STORED DATA ->
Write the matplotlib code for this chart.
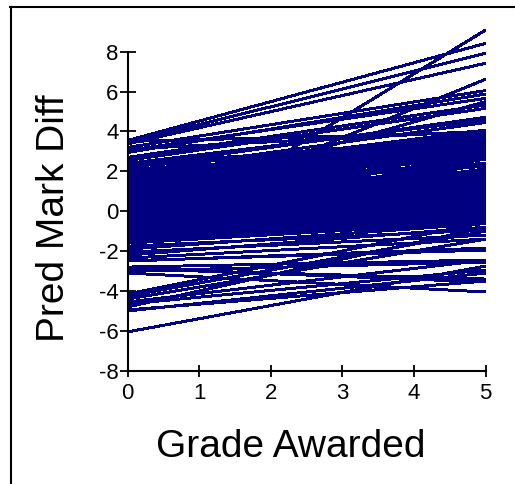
import matplotlib
matplotlib.use("Agg")
import matplotlib.pyplot as plt
from matplotlib.lines import Line2D

plt.rcParams["axes.unicode_minus"] = False

# grade awarded runs 0..5, one straight line per student
grade = [0, 5]

# predicted mark difference at grade 0 and at grade 5
# upper fan
fan_start = [3.55, 3.45, 3.38, 3.20, 2.95, 3.05, 2.70, 2.55, 2.20, 2.40, 1.95, 1.80, 1.60, 1.70, 1.50]
fan_end = [8.42, 7.92, 7.42, 6.05, 5.88, 5.66, 5.33, 5.16, 4.71, 4.57, 4.45, 4.07, 4.00, 3.90, 3.80]
# steep ones
steep_start = [-1.90, -0.70, 0.40]
steep_end = [9.09, 6.62, 5.50]
# flatter upper lines
flat_start = [3.50, 3.12, 2.30]
flat_end = [3.95, 4.02, 3.75]
# main band
mid_start = [-1.50, -1.45, -1.40, -1.33, -1.28, -1.20, -1.15, -1.08, -1.02, -0.95,
             -0.90, -0.83, -0.76, -0.70, -0.64, -0.57, -0.50, -0.44, -0.38, -0.31,
             -0.25, -0.18, -0.12, -0.05, 0.02, 0.08, 0.15, 0.21, 0.28, 0.34,
             0.40, 0.47, 0.53, 0.60, 0.66, 0.72, 0.79, 0.85, 0.92, 0.98,
             1.05, 1.20, 1.35, 1.50, 1.65, 1.80, 1.95, 2.10, 2.25, 2.40]
mid_end = [-0.45, -0.30, -0.38, -0.20, -0.25, -0.05, -0.12, 0.05, 0.00, 0.18,
           0.10, 0.30, 0.25, 0.42, 0.35, 0.55, 0.48, 0.65, 0.60, 0.78,
           0.72, 0.90, 0.85, 1.02, 0.96, 1.15, 1.08, 1.28, 1.22, 1.40,
           1.35, 1.52, 1.46, 1.65, 1.58, 1.78, 1.72, 1.90, 1.84, 2.02,
           2.00, 2.25, 2.40, 2.60, 2.75, 2.90, 3.05, 3.20, 3.40, 3.55]
mid2_start = [-1.47, -1.40, -1.33, -1.26, -1.19, -1.12, -1.05, -0.98, -0.91, -0.84,
              -0.77, -0.70, -0.63, -0.56, -0.49, -0.42, -0.35, -0.28, -0.21, -0.14,
              -0.07, 0.00, 0.07, 0.14, 0.21, 0.28, 0.35, 0.42, 0.49, 0.56,
              0.63, 0.70, 0.77, 0.84, 0.91, 0.98, 1.05, 1.12, 1.19, 1.26]
mid2_end = [0.20, -0.40, 0.60, -0.15, 1.00, 0.15, 1.30, 0.40, 1.60, 0.68,
            1.85, 0.95, 2.10, 1.25, 2.35, 1.55, 2.62, 1.85, 2.85, 2.12,
            3.10, 2.42, 3.30, 2.70, 3.48, 2.95, 3.62, 3.15, 3.70, 3.35,
            3.75, 3.50, 3.65, 3.58, 3.72, 3.68, 3.78, 3.62, 3.74, 3.80]
# below the band
low_start = [-1.60, -1.75, -1.90, -2.05, -2.20, -2.35, -2.50]
low_end = [-0.55, -0.95, -0.62, -1.20, -0.80, -1.40, -1.85]
# bottom group
bot_start = [-2.48, -2.80, -2.90, -3.00, -3.10, -2.85,
             -4.15, -4.25, -4.40, -4.55, -4.65, -4.80, -4.95, -5.00, -6.05]
bot_end = [-1.95, -2.45, -3.40, -2.55, -4.05, -3.55,
           -0.55, -1.00, -1.40, -2.45, -2.95, -0.80, -3.50, -3.10, -2.75]

starts = fan_start + steep_start + flat_start + mid_start + mid2_start + low_start + bot_start
ends = fan_end + steep_end + flat_end + mid_end + mid2_end + low_end + bot_end

fig = plt.figure(figsize=(5.15, 4.84), dpi=100)
ax = fig.add_axes([0.248, 0.234, 0.695, 0.7086])

for s, e in zip(starts, ends):
    ax.plot(grade, [s, e], color="#000080", lw=1.4, solid_capstyle="butt",
            antialiased=False)

ax.set_xlim(0, 5)
ax.set_ylim(-8, 9.2)
ax.set_xticks([0, 1, 2, 3, 4, 5])
ax.set_yticks([-8, -6, -4, -2, 0, 2, 4, 6, 8])
for sp in ["top", "right"]:
    ax.spines[sp].set_visible(False)
ax.spines["left"].set_bounds(-8, 8)
ax.spines["left"].set_linewidth(1.5)
ax.spines["bottom"].set_linewidth(1.5)
ax.tick_params(axis="y", direction="inout", length=11, width=1.3, pad=1)
ax.tick_params(axis="x", direction="inout", length=8, width=1.3, pad=5)

tick_font = ["Liberation Sans Narrow", "Liberation Sans", "DejaVu Sans"]
for lab in ax.get_xticklabels() + ax.get_yticklabels():
    lab.set_family(tick_font)
    lab.set_fontsize(16)

fig.text(291 / 515, 1 - 447 / 484, "Grade Awarded", ha="center", va="center",
         fontsize=28, family=["Liberation Sans", "DejaVu Sans"])
fig.text(54 / 515, 1 - 218 / 484, "Pred Mark Diff", ha="center", va="center",
         rotation=90, fontsize=28, family=["Liberation Sans", "DejaVu Sans"])

# outer frame
fig.add_artist(Line2D([10.5 / 515, 10.5 / 515], [0, 1 - 7 / 484], color="black", lw=1.5))
fig.add_artist(Line2D([10 / 515, 1], [1 - 7 / 484, 1 - 7 / 484], color="black", lw=1.5))

fig.savefig("out.png", dpi=100)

GOAL ->
Give again, word for word, every line from the top of the data through the line with "grade = [0, 5]", both ends included, and exclude the pictures.

RESPONSE TO THIS EXERCISE ->
Write the matplotlib code for this chart.
import matplotlib
matplotlib.use("Agg")
import matplotlib.pyplot as plt
from matplotlib.lines import Line2D

plt.rcParams["axes.unicode_minus"] = False

# grade awarded runs 0..5, one straight line per student
grade = [0, 5]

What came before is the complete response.